So, this Kevin Durant-Kawhi Leonard thing.
First, Durant responded to a tweet saying Leonard was better than Paul George, saying “you trippin bro.” Durant was then asked if he thought Leonard would be doing the same thing in Indiana.
“No. He doing work like this because of the system. Put Paul George on the Spurs and what would happen?”
A lot of people have seen this as shade, or even slander. Leonard was on his way to winning Finals MVP that night, putting up three consecutive incredible performances. Durant deleted the tweets, but it became A Thing with radio shows and talking heads everywhere hammering on it.
So Durant clarified his tweets with a Facebook post (since deleted) on Tuesday:
“This the last time I’m gonna talk about this. I did not hate on Kawhi Leonard, quite honestly if you knew me or been around me, you would see how excited I was for such a young humble guy. But the world loves conflict I see. I really gave major props to Coach Pop and the whole staff for putting those guys in great positions to be successful. I’ve realized you can’t say anything about a champion so if I hurt anybody’s feeling I apologize (I really don’t) but you get my drift.”
Let’s put aside the Leonard-or-George debate, because that’s kind of a waste of time, and look at the larger picture. What’s frustrating about this from Durant’s perspective is that we all crave transparency and honesty from professional athletes. Coachspeak and cliches are boring, but candidness is like gold.
Except for when a player actually does it. Because then everyone just lines up to get their own shots in. If you ever get frustrated with players not saying anything, this is why. Because why be honest about anything and set yourself up to become a target of talking heads looking for topics?
Durant is a huge fan of the NBA. He’s just like you and me. He loves to watch games, he loves to play 2K, he loves to discuss and argue and debate with his friends. He’s a 25-year-old guy that loves sports. Obviously he’s in a different kind of position than your standard fan, because when you say something dumb like Kyle Lowry is better than Chris Paul, you don’t have websites waiting to make a headline out of it. Your friends just call you an idiot.
Besides, the point Durant was making is actually pretty relevant. Tom Ziller of SB Nation wrote a great piece about how Kawhi Leonard is as responsible for Kawhi Leonard’s success as anyone else. But there is something to be said about what an organization and environment does to help cultivate that talent. I wrote about this a while ago, but David Thorpe has this great thing he calls “royal jelly” which is essentially that special something inside a player that makes him great regardless of where he is or the situation he’s in. LeBron, Durant, Kobe, Rose, Duncan, etc.

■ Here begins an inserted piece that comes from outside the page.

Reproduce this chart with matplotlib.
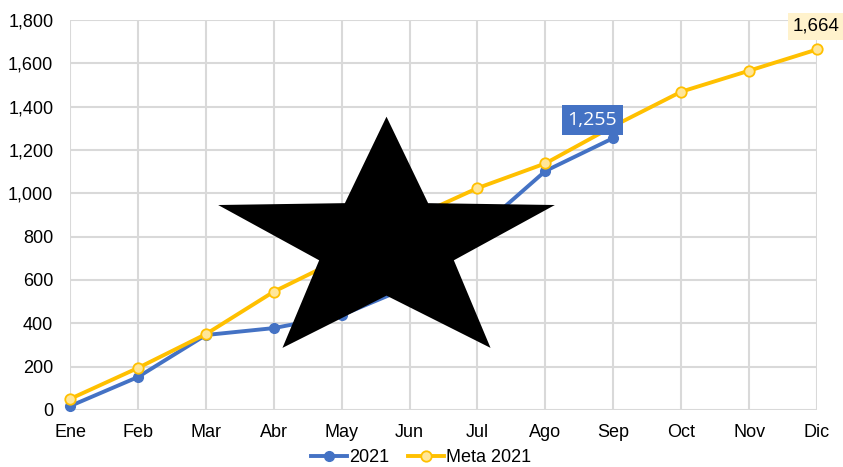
import numpy as np
import matplotlib
matplotlib.use("Agg")
import matplotlib.pyplot as plt
from matplotlib.patches import Polygon

months = ["Ene", "Feb", "Mar", "Abr", "May", "Jun", "Jul", "Ago", "Sep", "Oct", "Nov", "Dic"]
real_2021 = [18, 152, 346, 378, 438, 569, 828, 1103, 1255]
meta_2021 = [51, 194, 350, 546, 700, 881, 1024, 1138, 1310, 1469, 1566, 1664]
yticks = [0, 200, 400, 600, 800, 1000, 1200, 1400, 1600, 1800]

plt.rcParams['font.family'] = ['Liberation Sans', 'DejaVu Sans']

W, H = 843, 467
fig = plt.figure(figsize=(W / 100, H / 100), dpi=100)
ax = fig.add_axes([70 / W, 1 - 410 / H, (817 - 70) / W, (410 - 20) / H])

blue = "#4472C4"
gold = "#FFC000"
gold_fill = "#FFE699"
fs = 13

x = np.arange(len(months))
ax.plot(x[:len(real_2021)], real_2021, color=blue, lw=2.8, marker='o', ms=7,
        mfc=blue, mec=blue, clip_on=False, zorder=3, label="2021")
ax.plot(x, meta_2021, color=gold, lw=2.8, marker='o', ms=7.5, mfc=gold_fill,
        mec=gold, mew=1.3, clip_on=False, zorder=4, label="Meta 2021")

ax.set_xlim(0, len(months) - 1)
ax.set_ylim(0, 1800)
ax.set_xticks(x)
ax.set_xticklabels(months)
ax.set_yticks(yticks)
ax.set_yticklabels([f"{v:,}" for v in yticks])
ax.tick_params(axis='both', length=0, labelsize=fs, colors='#000000')
ax.tick_params(axis='y', pad=12)
ax.tick_params(axis='x', pad=10)
for s in ax.spines.values():
    s.set_visible(False)
ax.grid(True, color='#D9D9D9', lw=1.5)
ax.set_axisbelow(True)

# data labels
i = len(real_2021) - 1
ax.annotate(f"{real_2021[i]:,}", (x[i], real_2021[i]), xytext=(-21, 18),
            textcoords='offset pixels', ha='center', va='center', color='white',
            fontsize=14, family=['Open Sans', 'DejaVu Sans'], zorder=6,
            bbox=dict(boxstyle='square,pad=0.3', fc=blue, ec='none'))
j = len(meta_2021) - 1
ax.annotate(f"{meta_2021[j]:,}", (x[j], meta_2021[j]), xytext=(-1, 23),
            textcoords='offset pixels', ha='center', va='center', color='black',
            fontsize=13.5, zorder=6, annotation_clip=False,
            bbox=dict(boxstyle='square,pad=0.25', fc='#FFF2CC', ec='none'))

# star overlay (axes fraction coords)
cx, cy = (386.5 - 70) / 747, 1 - (244.5 - 20) / 390
Rx, Ry = 177.0 / 747, 127.8 / 390
rx, ry = Rx * 0.40, Ry * 0.40
pts = []
for k in range(10):
    ang = np.pi / 2 + k * np.pi / 5
    if k % 2 == 0:
        pts.append((cx + Rx * np.cos(ang), cy + Ry * np.sin(ang)))
    else:
        pts.append((cx + rx * np.cos(ang), cy + ry * np.sin(ang)))
ax.add_patch(Polygon(pts, closed=True, transform=ax.transAxes, fc='black',
                     ec='none', zorder=10, clip_on=False))

leg = fig.legend(loc='center', bbox_to_anchor=(421 / W, 1 - 458 / H), ncol=2,
                 frameon=False, fontsize=fs, handlelength=2.0,
                 columnspacing=1.0, handletextpad=0.15, borderpad=0)

fig.savefig("out.png", dpi=100, facecolor='white')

But sometimes, a team has to help with that royal jelly. I think Russell Westbrook is a good example. Say he was drafted by the Bucks and ended up in a losing, dysfunctional situation. He had a coach and front office that wasn’t sold on his position, and wasn’t patient enough to let him play through the hard parts. Westbrook’s work ethic is absurd, but he needed a safe, encouraging environment to explode the way he has. Otherwise, he might’ve become his own worst enemy.

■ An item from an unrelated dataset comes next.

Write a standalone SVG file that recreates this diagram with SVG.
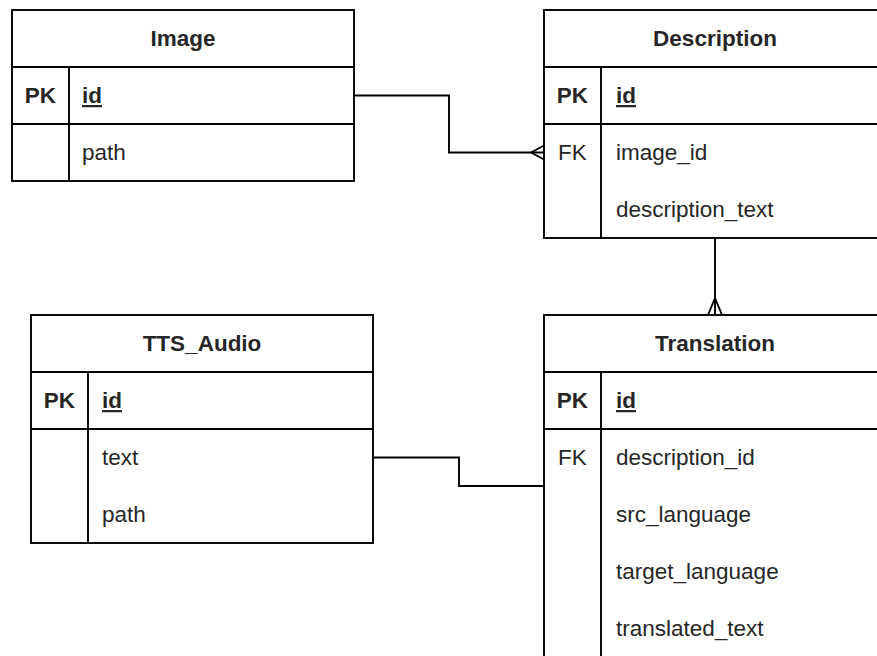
<svg xmlns="http://www.w3.org/2000/svg" width="877" height="656" viewBox="0 0 877 656">
<style>
.box{fill:#ffffff;stroke:#000000;stroke-width:1.9}
.ln{fill:none;stroke:#000000;stroke-width:1.9}
text{font-family:"Liberation Sans",Arial,sans-serif;font-size:22.5px;fill:#262626}
.h{font-weight:bold;text-anchor:middle}
.k{text-anchor:middle}
.kb{text-anchor:middle;font-weight:bold}
.pk{font-weight:bold;text-decoration:underline}
.edge{fill:none;stroke:#000000;stroke-width:1.9}
</style>
<rect width="877" height="656" fill="#ffffff"/>
<g id="connectors">
  <polyline class="edge" points="354,95.5 449,95.5 449,152.5 544,152.5"/>
  <polyline class="edge" points="531,152.5 544,145.5"/>
  <polyline class="edge" points="531,152.5 544,159.5"/>
  <polyline class="edge" points="715,238 715,315"/>
  <polyline class="edge" points="715,298 708,315"/>
  <polyline class="edge" points="715,298 722,315"/>
  <polyline class="edge" points="373,457.5 459,457.5 459,486 544,486"/>
</g>
<g id="Image">
  <rect class="box" x="12" y="10" width="342" height="171"/>
  <line class="ln" x1="12" y1="67" x2="354" y2="67"/>
  <line class="ln" x1="12" y1="124" x2="354" y2="124"/>
  <line class="ln" x1="69" y1="67" x2="69" y2="181"/>
  <text class="h" x="183" y="46">Image</text>
  <text class="kb" x="40.5" y="103">PK</text>
  <text class="pk" x="82" y="103">id</text>
  <text x="82" y="160">path</text>
</g>
<g id="Description">
  <rect class="box" x="544" y="10" width="342" height="228"/>
  <line class="ln" x1="544" y1="67" x2="886" y2="67"/>
  <line class="ln" x1="544" y1="124" x2="886" y2="124"/>
  <line class="ln" x1="601" y1="67" x2="601" y2="238"/>
  <text class="h" x="715" y="46">Description</text>
  <text class="kb" x="572.5" y="103">PK</text>
  <text class="pk" x="616" y="103">id</text>
  <text class="k" x="572.5" y="160">FK</text>
  <text x="616" y="160">image_id</text>
  <text x="616" y="217">description_text</text>
</g>
<g id="TTS_Audio">
  <rect class="box" x="31" y="315" width="342" height="228"/>
  <line class="ln" x1="31" y1="372" x2="373" y2="372"/>
  <line class="ln" x1="31" y1="429" x2="373" y2="429"/>
  <line class="ln" x1="88" y1="372" x2="88" y2="543"/>
  <text class="h" x="202" y="351">TTS_Audio</text>
  <text class="kb" x="59.5" y="408">PK</text>
  <text class="pk" x="102" y="408">id</text>
  <text x="102" y="465">text</text>
  <text x="102" y="522">path</text>
</g>
<g id="Translation">
  <rect class="box" x="544" y="315" width="342" height="342"/>
  <line class="ln" x1="544" y1="372" x2="886" y2="372"/>
  <line class="ln" x1="544" y1="429" x2="886" y2="429"/>
  <line class="ln" x1="601" y1="372" x2="601" y2="657"/>
  <text class="h" x="715" y="351">Translation</text>
  <text class="kb" x="572.5" y="408">PK</text>
  <text class="pk" x="616" y="408">id</text>
  <text class="k" x="572.5" y="465">FK</text>
  <text x="616" y="465">description_id</text>
  <text x="616" y="522">src_language</text>
  <text x="616" y="579">target_language</text>
  <text x="616" y="636">translated_text</text>
</g>
</svg>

I think some of that is applicable with Leonard and the Spurs. He stepped into a situation where he could let his skillset (defense) put him on the floor, while he developed the rest of his game with one of the best coaching staffs in the world. Compare Michael Kidd-Gilchrist to Leonard. Similar players, with similar skills. One was just named Finals MVP. The other a lot of people see as a bust. Leonard had his shot overhauled by shooting coach Chip Engelland, and now is a legit offensive threat. Kidd-Gilchrist’s shot still looks like a full body dry heave. What if their roles were reversed?
Basically all that happened here is that Durant got another lesson in just keeping to himself. Twitter is more of a problem for players than a help, especially for the ones like Durant who have a spotlight placed on everything they say. Some even went as far to slam Durant because he’s not allowed to talk about a champion like that when he hasn’t won anything. Which by that logic, means Charles Barkley shouldn’t have a job.